Édito Soixante — Où est-on ?
Les forces vives de l’art contemporain français battent avec une énergie à la fois jouissive et critique face à des institutions qu’elles redécouvrent. Les galeries parisiennes oscillent entre l’euphorie d’une aura retrouvée — dont Art Basel Paris 2026 pourrait être le point d’orgue — et une crise de confiance (voire de conscience) devant les exigences d’un marché lancé dans une course sans fin à l’investissement.
Alors que les collusions entre art, entreprise, mode, marketing et communication apparaissent parfois comme un simple moyen de survie, l’indépendance des artistes, galeristes, penseurs et éditeurs continue d’infuser un espoir salvateur. Les fonds publics, en berne, peinent à répondre aux cris d’alarme des travailleuses et travailleurs de l’art, dont les interrogations sont devenues le sujet même de nombreuses expositions, malgré les efforts incessants des directions de centres d’art. Les jeunes générations, elles, s’emparent des outils disponibles pour faire rayonner leurs singularités. Et tous, nous participons à la construction d’une conscience critique concomitante au geste. Créer est un privilège, dont la nécessité oblige.

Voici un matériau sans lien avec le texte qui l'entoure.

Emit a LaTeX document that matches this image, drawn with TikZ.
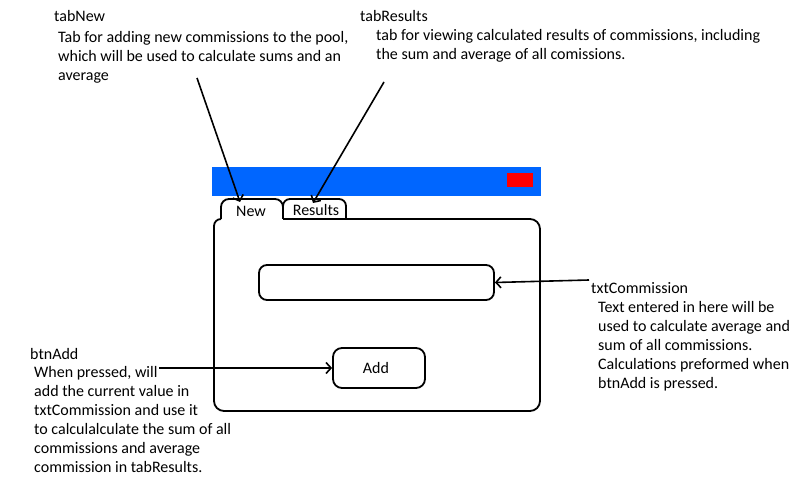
\documentclass[tikz,border=0pt]{standalone}
\usepackage{fontspec}
\setmainfont{Carlito}
\usetikzlibrary{arrows.meta}
\definecolor{barblue}{HTML}{0066FF}
\definecolor{barred}{HTML}{FF0000}
\tikzset{
  txt/.style={inner sep=0pt, align=left, font=\fontsize{16}{19}\selectfont},
  ttl/.style={txt, anchor=base west},
  desc/.style={txt, anchor=north west},
  frame/.style={draw=black, line width=1.8pt},
  pointer/.style={draw=black, line width=1.6pt, -{Straight Barb[length=5pt,width=11pt]}},
}
\begin{document}
\begin{tikzpicture}[x=1pt,y=-1pt]
\useasboundingbox (0,0) rectangle (800,486);
% window bar
\fill[barblue] (212,167) rectangle (541,196);
\fill[barred] (507,173) rectangle (533,187);
% panel
\draw[frame] (221,219) [rounded corners=7pt] -- (214,219) [rounded corners=10pt] -- (214,411) -- (540,411) -- (540,219) -- (283,219);
% active tab
\draw[frame] (221,219) [rounded corners=8pt] -- (221,199) -- (283,199) -- (283,219);
% inactive tab
\draw[frame] (283,219) [rounded corners=7pt] -- (283,199) -- (346,199) -- (346,219);
\node[txt, anchor=center] (tnew) at (251,211) {New};
\node[txt, anchor=center] (tres) at (316,210) {Results};
% text box and button
\node[frame, rounded corners=8pt, minimum width=235pt, minimum height=35pt, inner sep=0pt] (txtbox) at (376.5,282.5) {};
\node[frame, rounded corners=9pt, minimum width=92pt, minimum height=40pt, inner sep=0pt, font=\fontsize{16}{19}\selectfont] (addbtn) at (379,368) {Add\hspace*{6pt}};
% annotations
\node[ttl] (lnew) at (54,22) {tabNew};
\node[desc] (dnew) at (58,31.5) {Tab for adding new commissions to the pool,\\which will be used to calculate sums and an\\average};
\node[ttl] (lres) at (360,22) {tabResults};
\node[desc] (dres) at (376,29.5) {tab for viewing calculated results of commissions, including\\the sum and average of all comissions.};
\node[ttl] (ltxt) at (591,294) {txtCommission};
\node[desc] (dtxt) at (598,301) {Text entered in here will be\\used to calculate average and\\sum of all commissions.\\Calculations preformed when\\btnAdd is pressed.};
\node[ttl] (lbtn) at (30,359) {btnAdd};
\node[desc] (dbtn) at (34,366) {When pressed, will\\add the current value in\\txtCommission and use it\\to calculalculate the sum of all\\commissions and average\\commission in tabResults.};
% connector ends
\coordinate (snew) at (197,78);
\coordinate (enew) at (240,202);
\coordinate (sres) at (384,82);
\coordinate (eres) at (313,203);
\coordinate (stxt) at (589,280);
\coordinate (sbtn) at (159,368);
\draw[pointer] (snew) -- (enew);
\draw[pointer] (sres) -- (eres);
\draw[pointer] (stxt) -- (txtbox.east);
\draw[pointer] (sbtn) -- (addbtn.west);
\end{tikzpicture}
\end{document}
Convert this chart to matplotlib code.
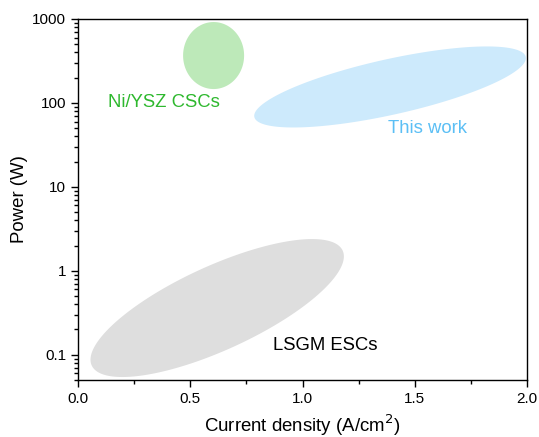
import numpy as np
import matplotlib.pyplot as plt
from matplotlib.ticker import FixedLocator, NullFormatter, LogLocator

plt.rcParams['font.family'] = ['Liberation Sans', 'DejaVu Sans']

# performance regions (centre in data units, semi-axes in points, tilt in degrees)
region_names = ["LSGM ESCs", "This work", "Ni/YSZ CSCs"]
center_j = [0.62, 1.39, 0.604]
center_p = [0.36, 155.0, 367.0]
semi_major = [138.0, 139.0, 33.5]
semi_minor = [42.0, 27.8, 30.5]
tilt_deg = [24.6, 12.5, 90.0]
fill_colors = ["#dedede", "#cdeafc", "#bde9b9"]

# label anchors
label_j = [1.10, 1.555, 0.385]
label_p = [0.128, 50.0, 100.0]
label_colors = ["#000000", "#5bbff5", "#2eb82e"]

fig = plt.figure(figsize=(5.39, 4.37), dpi=100)
ax = fig.add_axes([78 / 539, 1 - 380 / 437, 449 / 539, 361 / 437])
ax.set_yscale("log")
ax.set_xlim(0, 2.0)
ax.set_ylim(0.05, 1000)

t = np.linspace(0, 2 * np.pi, 300)
for cx, cy, a, b, ang, col in zip(center_j, center_p, semi_major, semi_minor, tilt_deg, fill_colors):
    px, py = ax.transData.transform((cx, cy))
    th = np.deg2rad(ang)
    ex = a * np.cos(t) * np.cos(th) - b * np.sin(t) * np.sin(th)
    ey = a * np.cos(t) * np.sin(th) + b * np.sin(t) * np.cos(th)
    pts = ax.transData.inverted().transform(np.column_stack([px + ex, py + ey]))
    ax.fill(pts[:, 0], pts[:, 1], color=col, lw=0, zorder=1, clip_on=True)

for name, lx, ly, col in zip(region_names, label_j, label_p, label_colors):
    ax.text(lx, ly, name, color=col, fontsize=13.3, ha="center", va="center", zorder=3)

ax.set_xticks([0.0, 0.5, 1.0, 1.5, 2.0])
ax.set_xticklabels(["0.0", "0.5", "1.0", "1.5", "2.0"])
ax.xaxis.set_minor_locator(FixedLocator([0.25, 0.75, 1.25, 1.75]))
ax.set_yticks([0.1, 1, 10, 100, 1000])
ax.set_yticklabels(["0.1", "1", "10", "100", "1000"])
ax.yaxis.set_minor_locator(LogLocator(base=10, subs=np.arange(2, 10)))
ax.yaxis.set_minor_formatter(NullFormatter())

ax.tick_params(axis="both", which="major", direction="out", length=5, width=1,
               labelsize=11, top=False, right=False)
ax.tick_params(axis="both", which="minor", direction="out", length=3, width=1,
               top=False, right=False)
for s in ax.spines.values():
    s.set_linewidth(1)

ax.set_xlabel("Current density (A/cm$^2$)", fontsize=13.4, labelpad=5)
ax.set_ylabel("Power (W)", fontsize=13.4, labelpad=3)

fig.savefig("out.png", dpi=100)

Une phase existentielle féconde, nourrie d’introspections en forme de miroirs tendus à une société qui se polarise plus bruyamment qu’hier.
Conséquence inéluctable d’un monde dont les abominables destructions en cours bouleversent jusqu’à notre approche de l’échange : elles interdisent l’atermoiement, freinent parfois l’imaginaire. Car la mort quotidienne des uns, les justifications impossibles des autres nourrissent une dialectique aussitôt étouffée. Artistes, citoyens, penseurs : ni armes, ni décisions de sacrifier des vies au profit d’objectifs politiques ne leur appartiennent. Mais leurs voix comptent, leurs responsabilités aussi. Aucun n’est coupable, et le débat ne se joue plus dans les croyances mais dans la capacité de chacun à mobiliser ses moyens pour rendre sa voix à une justice simple, devenue exceptionnelle à l’ère du châtiment : une vie vaut une vie. Aucun futur ne résistera à la négation de cette confiance en l’avenir, d’où qu’elle s’origine. La création — politique ou non, brillante ou non — maintient ce fil qui nous relie à la possibilité même du sens. Elle doit exister, résonner. Notre enjeu, difficile mais nécessaire, est de lui offrir cet écho. Et de nous assurer que les autoritarismes ne sanctionnent pas les libertés qui restent.
Alors la question « Où va-t-on ? » appelle moins de réponse qu’elle n’exige de position. La résolution à mettre de côté les ressentiments, à traverser les dissensions pour encourager à penser, à se situer, à se souvenir où l’on est et faire des conflits du jour des armes de discussion pour demain.